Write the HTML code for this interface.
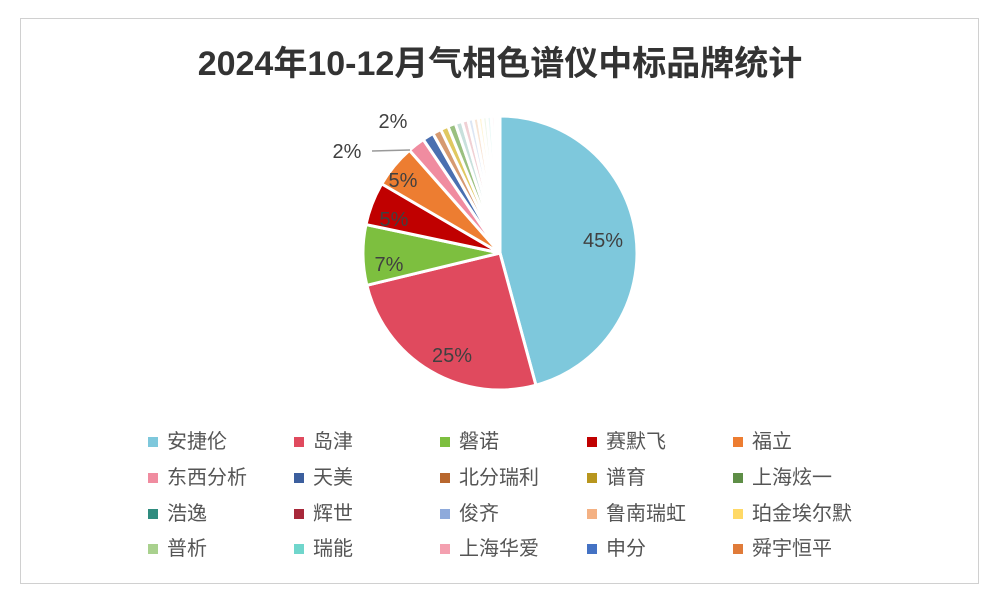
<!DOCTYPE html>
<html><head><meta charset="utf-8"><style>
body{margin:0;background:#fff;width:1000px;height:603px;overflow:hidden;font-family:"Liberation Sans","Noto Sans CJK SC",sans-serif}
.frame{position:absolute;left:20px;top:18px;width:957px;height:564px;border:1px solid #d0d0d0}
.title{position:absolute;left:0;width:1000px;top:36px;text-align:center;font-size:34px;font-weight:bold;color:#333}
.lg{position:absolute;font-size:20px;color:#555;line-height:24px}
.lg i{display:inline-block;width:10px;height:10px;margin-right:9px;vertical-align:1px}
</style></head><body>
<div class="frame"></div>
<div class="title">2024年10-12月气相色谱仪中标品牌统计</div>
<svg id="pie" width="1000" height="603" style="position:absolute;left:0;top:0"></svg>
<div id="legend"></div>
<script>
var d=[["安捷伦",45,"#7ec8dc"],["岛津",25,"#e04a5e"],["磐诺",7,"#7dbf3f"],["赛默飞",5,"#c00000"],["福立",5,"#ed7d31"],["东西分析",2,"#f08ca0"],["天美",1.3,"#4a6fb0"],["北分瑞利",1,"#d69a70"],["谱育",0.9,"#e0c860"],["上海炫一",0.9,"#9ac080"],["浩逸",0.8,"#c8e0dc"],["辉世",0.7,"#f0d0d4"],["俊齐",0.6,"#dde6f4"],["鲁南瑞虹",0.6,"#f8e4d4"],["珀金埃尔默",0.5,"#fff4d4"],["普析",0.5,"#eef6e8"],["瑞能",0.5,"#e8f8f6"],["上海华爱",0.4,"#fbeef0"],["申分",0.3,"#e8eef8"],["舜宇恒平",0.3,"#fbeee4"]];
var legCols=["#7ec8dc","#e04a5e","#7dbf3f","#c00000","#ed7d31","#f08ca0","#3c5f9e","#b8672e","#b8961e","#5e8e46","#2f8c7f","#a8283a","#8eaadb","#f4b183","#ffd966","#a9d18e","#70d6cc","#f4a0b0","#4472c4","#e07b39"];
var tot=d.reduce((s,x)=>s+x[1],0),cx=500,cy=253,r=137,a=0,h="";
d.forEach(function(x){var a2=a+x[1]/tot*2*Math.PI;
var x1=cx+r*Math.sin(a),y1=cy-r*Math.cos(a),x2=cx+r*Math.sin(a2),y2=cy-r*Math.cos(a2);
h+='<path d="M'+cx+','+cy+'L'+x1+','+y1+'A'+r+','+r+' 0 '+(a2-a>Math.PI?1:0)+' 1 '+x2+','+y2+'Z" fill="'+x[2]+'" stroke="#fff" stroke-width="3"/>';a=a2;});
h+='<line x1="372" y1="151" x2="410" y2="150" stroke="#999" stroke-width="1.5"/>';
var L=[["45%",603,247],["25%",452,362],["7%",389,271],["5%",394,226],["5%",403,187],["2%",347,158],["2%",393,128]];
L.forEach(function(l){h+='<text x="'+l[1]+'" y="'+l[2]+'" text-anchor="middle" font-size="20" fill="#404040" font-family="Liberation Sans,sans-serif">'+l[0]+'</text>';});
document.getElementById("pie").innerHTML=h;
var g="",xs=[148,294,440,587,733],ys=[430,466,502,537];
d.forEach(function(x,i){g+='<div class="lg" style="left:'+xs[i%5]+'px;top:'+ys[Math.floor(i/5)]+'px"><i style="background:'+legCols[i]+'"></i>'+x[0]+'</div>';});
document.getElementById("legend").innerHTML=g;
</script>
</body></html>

Your goal - Transcribe the preceding listing in its entirety and with exact wording, leaving out pictures.

Response below -
Write the HTML code for this interface.
<!DOCTYPE html>
<html><head><meta charset="utf-8"><style>
body{margin:0;background:#fff;width:1000px;height:603px;overflow:hidden;font-family:"Liberation Sans","Noto Sans CJK SC",sans-serif}
.frame{position:absolute;left:20px;top:18px;width:957px;height:564px;border:1px solid #d0d0d0}
.title{position:absolute;left:0;width:1000px;top:36px;text-align:center;font-size:34px;font-weight:bold;color:#333}
.lg{position:absolute;font-size:20px;color:#555;line-height:24px}
.lg i{display:inline-block;width:10px;height:10px;margin-right:9px;vertical-align:1px}
</style></head><body>
<div class="frame"></div>
<div class="title">2024年10-12月气相色谱仪中标品牌统计</div>
<svg id="pie" width="1000" height="603" style="position:absolute;left:0;top:0"></svg>
<div id="legend"></div>
<script>
var d=[["安捷伦",45,"#7ec8dc"],["岛津",25,"#e04a5e"],["磐诺",7,"#7dbf3f"],["赛默飞",5,"#c00000"],["福立",5,"#ed7d31"],["东西分析",2,"#f08ca0"],["天美",1.3,"#4a6fb0"],["北分瑞利",1,"#d69a70"],["谱育",0.9,"#e0c860"],["上海炫一",0.9,"#9ac080"],["浩逸",0.8,"#c8e0dc"],["辉世",0.7,"#f0d0d4"],["俊齐",0.6,"#dde6f4"],["鲁南瑞虹",0.6,"#f8e4d4"],["珀金埃尔默",0.5,"#fff4d4"],["普析",0.5,"#eef6e8"],["瑞能",0.5,"#e8f8f6"],["上海华爱",0.4,"#fbeef0"],["申分",0.3,"#e8eef8"],["舜宇恒平",0.3,"#fbeee4"]];
var legCols=["#7ec8dc","#e04a5e","#7dbf3f","#c00000","#ed7d31","#f08ca0","#3c5f9e","#b8672e","#b8961e","#5e8e46","#2f8c7f","#a8283a","#8eaadb","#f4b183","#ffd966","#a9d18e","#70d6cc","#f4a0b0","#4472c4","#e07b39"];
var tot=d.reduce((s,x)=>s+x[1],0),cx=500,cy=253,r=137,a=0,h="";
d.forEach(function(x){var a2=a+x[1]/tot*2*Math.PI;
var x1=cx+r*Math.sin(a),y1=cy-r*Math.cos(a),x2=cx+r*Math.sin(a2),y2=cy-r*Math.cos(a2);
h+='<path d="M'+cx+','+cy+'L'+x1+','+y1+'A'+r+','+r+' 0 '+(a2-a>Math.PI?1:0)+' 1 '+x2+','+y2+'Z" fill="'+x[2]+'" stroke="#fff" stroke-width="3"/>';a=a2;});
h+='<line x1="372" y1="151" x2="410" y2="150" stroke="#999" stroke-width="1.5"/>';
var L=[["45%",603,247],["25%",452,362],["7%",389,271],["5%",394,226],["5%",403,187],["2%",347,158],["2%",393,128]];
L.forEach(function(l){h+='<text x="'+l[1]+'" y="'+l[2]+'" text-anchor="middle" font-size="20" fill="#404040" font-family="Liberation Sans,sans-serif">'+l[0]+'</text>';});
document.getElementById("pie").innerHTML=h;
var g="",xs=[148,294,440,587,733],ys=[430,466,502,537];
d.forEach(function(x,i){g+='<div class="lg" style="left:'+xs[i%5]+'px;top:'+ys[Math.floor(i/5)]+'px"><i style="background:'+legCols[i]+'"></i>'+x[0]+'</div>';});
document.getElementById("legend").innerHTML=g;
</script>
</body></html>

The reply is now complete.